The Norfolk Island Court of Petty Sessions was created by the Court of Petty Sessions Act 1960 (Norfolk Island), and is the equivalent of most Australian mainland Magistrates' Courts or Local Courts.

== Jurisdiction ==
The court is constituted under the Court of Petty Sessions Act 1960 (NI). It is an inferior court and it is also a court of record. The court exercises a civil jurisdiction where sum does not exceed A$60,000. The court has criminal jurisdiction over matters of a summary nature relating to summary convictions, where a person is made liable to a penalty or punishment or to pay a sum of money for an offence, as well as minor family law applications.
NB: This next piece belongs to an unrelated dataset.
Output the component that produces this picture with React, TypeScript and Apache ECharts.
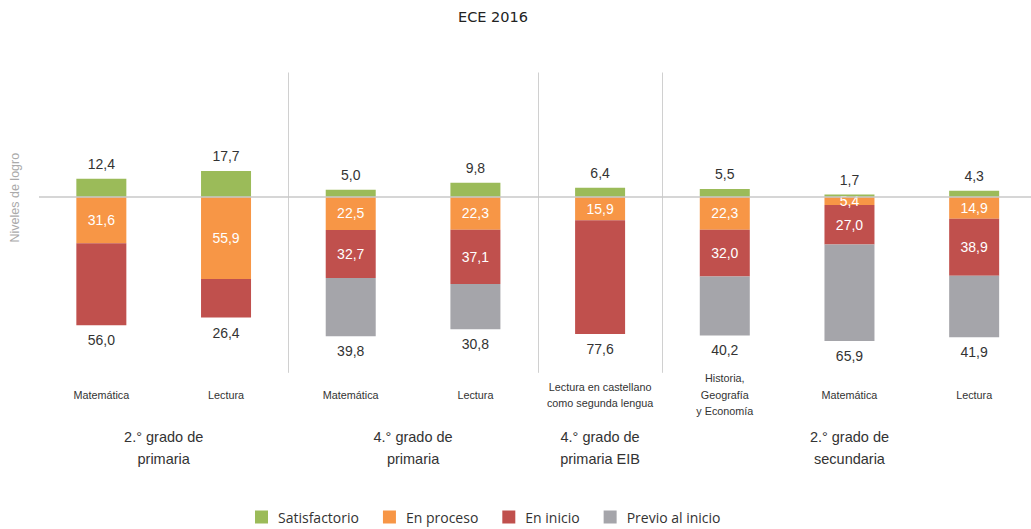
import React, { useEffect, useRef } from "react";
import * as echarts from "echarts";

const categories = [
  "Matemática",
  "Lectura",
  "Matemática",
  "Lectura",
  "Lectura en castellano\ncomo segunda lengua",
  "Historia,\nGeografía\ny Economía",
  "Matemática",
  "Lectura",
];
const groupLabels = [
  "", "", "2.° grado de\nprimaria", "", "", "", "4.° grado de\nprimaria", "", "",
  "4.° grado de\nprimaria EIB", "", "", "", "2.° grado de\nsecundaria", "", "", "",
];
const separatorsBefore = [2, 4, 5];

const satisfactorio = [12.4, 17.7, 5.0, 9.8, 6.4, 5.5, 1.7, 4.3];
const enProceso = [31.6, 55.9, 22.5, 22.3, 15.9, 22.3, 5.4, 14.9];
const enInicio = [56.0, 26.4, 32.7, 37.1, 77.6, 32.0, 27.0, 38.9];
const previo: (number | null)[] = [null, null, 39.8, 30.8, null, 40.2, 65.9, 41.9];

const colors = ["#9BBB59", "#F79646", "#C0504D", "#A5A5AA"];

const fmt = (v: number) => Math.abs(v).toFixed(1).replace(".", ",");
const labelFont = "Liberation Sans, Arial, sans-serif";

export default function App() {
  const ref = useRef<HTMLDivElement>(null);
  useEffect(() => {
    if (!ref.current) return;
    const chart = echarts.init(ref.current, null, { renderer: "svg" });
    const lastIsInicio = previo.map((p) => p === null);
    chart.setOption({
      animation: false,
      title: {
        text: "ECE 2016",
        left: 453,
        top: 4,
        textStyle: { fontFamily: "DejaVu Sans", fontSize: 14.5, fontWeight: "normal", color: "#222" },
      },
      grid: { left: 39, width: 997.5, top: 72.5, bottom: 156.2, outerBoundsMode: "none", containLabel: false },
      legend: {
        top: 508,
        left: 250,
        padding: [2, 5],
        itemWidth: 13,
        itemHeight: 13,
        itemGap: 24,
        icon: "rect",
        textStyle: { fontFamily: "Open Sans", fontSize: 14, color: "#333", padding: [0, 0, 0, 5] },
        data: ["Satisfactorio", "En proceso", "En inicio", "Previo al inicio"],
      },
      xAxis: [
        {
          type: "category",
          data: categories,
          axisLine: { show: false },
          axisTick: { show: false },
          axisLabel: {
            interval: 0,
            margin: 22,
            verticalAlign: "middle",
            fontFamily: labelFont,
            fontSize: 10.8,
            lineHeight: 16.5,
            color: "#333",
          },
          splitLine: {
            show: true,
            interval: (index: number) => separatorsBefore.includes(index),
            lineStyle: { color: "#d0d0d0", width: 1 },
          },
        },
        {
          type: "category",
          data: groupLabels,
          boundaryGap: false,
          position: "bottom",
          axisLine: { show: false },
          axisTick: { show: false },
          axisLabel: {
            interval: 0,
            margin: 75,
            verticalAlign: "middle",
            fontFamily: labelFont,
            fontSize: 14.5,
            lineHeight: 22,
            color: "#333",
          },
          splitLine: { show: false },
        },
      ],
      yAxis: {
        type: "value",
        min: -120,
        max: 85,
        axisLabel: { show: false },
        axisLine: { show: false },
        axisTick: { show: false },
        splitLine: { show: false },
        name: "Niveles de logro",
        nameLocation: "middle",
        nameRotate: 90,
        nameGap: 18,
        nameTextStyle: { fontFamily: labelFont, fontSize: 12.5, color: "#aaa", padding: [0, 0, 0, 50] },
      },
      series: [
        {
          name: "Satisfactorio",
          type: "bar",
          stack: "all",
          barWidth: 50,
          itemStyle: { color: colors[0] },
          label: {
            show: true,
            position: "top",
            distance: 8,
            formatter: (p: any) => fmt(p.value),
            fontFamily: labelFont,
            fontSize: 14,
            color: "#333",
          },
          data: satisfactorio,
          markLine: {
            silent: true,
            symbol: "none",
            label: { show: false },
            lineStyle: { color: "#c8c8c8", type: "solid", width: 1.5 },
            data: [{ yAxis: 0 }],
          },
        },
        {
          name: "En proceso",
          type: "bar",
          stack: "all",
          barWidth: 50,
          itemStyle: { color: colors[1] },
          label: {
            show: true,
            position: "inside",
            formatter: (p: any) => fmt(p.value),
            fontFamily: labelFont,
            fontSize: 14,
            color: "#fff",
          },
          data: enProceso.map((v) => -v),
        },
        {
          name: "En inicio",
          type: "bar",
          stack: "all",
          barWidth: 50,
          itemStyle: { color: colors[2] },
          data: enInicio.map((v, i) => ({
            value: -v,
            label: lastIsInicio[i]
              ? { show: true, position: "bottom", distance: 8, color: "#333" }
              : { show: true, position: "inside", color: "#fff" },
          })),
          label: {
            show: true,
            formatter: (p: any) => fmt(p.value),
            fontFamily: labelFont,
            fontSize: 14,
          },
        },
        {
          name: "Previo al inicio",
          type: "bar",
          stack: "all",
          barWidth: 50,
          itemStyle: { color: colors[3] },
          label: {
            show: true,
            position: "bottom",
            distance: 8,
            formatter: (p: any) => fmt(p.value),
            fontFamily: labelFont,
            fontSize: 14,
            color: "#333",
          },
          data: previo.map((v) => (v === null ? null : -v)),
        },
      ],
    });
    return () => chart.dispose();
  }, []);
  return (
    <div
      ref={ref}
      style={{ position: "fixed", left: 0, top: 0, width: 1031, height: 529, background: "#fff" }}
    />
  );
}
The jurisdiction of the court may be exercised by the Chief Magistrate or any of the 3 Magistrates, usually being three Justices of the Peace or Magistrates appointed or resident locally on Norfolk Island. The Chief Magistrate as of 8 June 2017 has been Wendy Cull.

A person may appeal a judgment of the court to the Supreme Court of Norfolk Island where, in civil proceedings, judgment is given for at least A$100, or in criminal proceedings, where the person has been fined not less than A$10 or sentenced to imprisonment for any term.

== Role ==
The Chief Magistrate of Norfolk Island is usually the office holder from time to time of the Chief Magistrate of the Australian Capital Territory (ACT). The Court of Petty Sessions usually sits once a month on Norfolk Island to deal with any pending criminal matters of a summary or regulatory nature. The Court can be convened by telephone/audio link up for more serious matters likely to require a committal hearing and eventual trial in the Supreme Court of Norfolk Island.